How long can I be held in jail without seeing a court-appointed lawyer?
Recently on our legal forum a user asked, “I have recently been arrested. I was wondering if I am entitled to a court-appointed attorney, and if yes, how long will it take to talk to them?”
If you are arrested you have the legal right to representation. Unfortunately, if you have limited income and funds, you may not be able to hire your own criminal defense lawyer. Given that their rates can be as high as $600 per hour, that’s not too hard to believe. So if you cannot hire your own lawyer you may have to rely on representation which has been assigned to you by the court.
Now, this representation may not happen automatically. In fact, not only will you have to request a court-appointed lawyer, you will also have to provide financial information to prove you cannot hire your own criminal defense lawyer.
When can I request a court-appointed lawyer?
Now you asked how long it would take to talk to your court-appointed attorney. In most cases, the request for a court-appointed attorney will not be made until you are arraigned, which will generally be the first time you appear before the court.

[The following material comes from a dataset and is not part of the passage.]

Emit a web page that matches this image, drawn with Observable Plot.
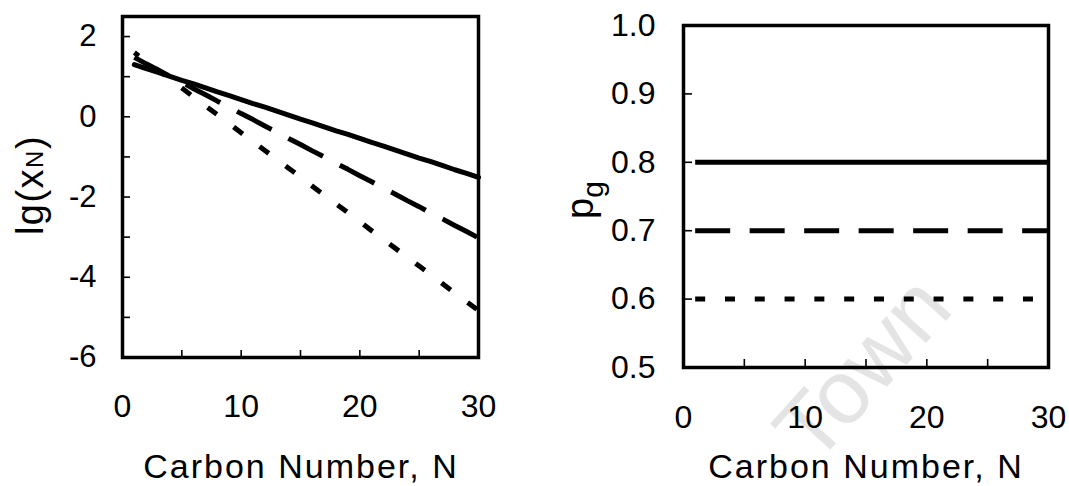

The amount of time which can transpire before your arrest and the arraignment varies. For example, in California, arraignments must be conducted without unnecessary delay and, in any event, within 48 hours of arrest, excluding weekends and holidays. Federal and state courts may also have different time limits.
At the arraignment, if you state that you want a court-appointed attorney, you may be appointed a lawyer to assist you during the arraignment hearing (although this may not be lawyer who is actually appointed to help you defend against the charges).
At the arraignment the state outlines the charges against you. The court will also determine whether bail is allowed, and if it is, the bail amount. After the arraignment, if you have been released on bail or bond, you will be free until the next appointed court date.
When is the alleged offender out on bail?
As mentioned above, whether you will be released on bail will be determined by the judge. If the court determined you will be released on bail, after the arraignment hearing, you will be escorted back to the jail and held until bail is posted.
Can I win with a court-appointed attorney?
Although all criminal defendants are entitled to a court-appointed lawyer, it’s important to understand what a court-appointed lawyer can and cannot do. Although many court-appointed lawyers are very good, most of them are overworked and may be responsible for dozens of cases at one time. In fact, some defendants complain that the only time they have met their public defender is the first day of their trial. So to answer your second question about when you will actually get to speak to your public defender about your case- the answer is it’s impossible to say for sure.
If you can afford a private defense attorney it is generally in your best interest to hire one. If you cannot hire one, however, it’s time to pray that your public defender is not so overloaded with cases that they cannot provide you with solid legal help.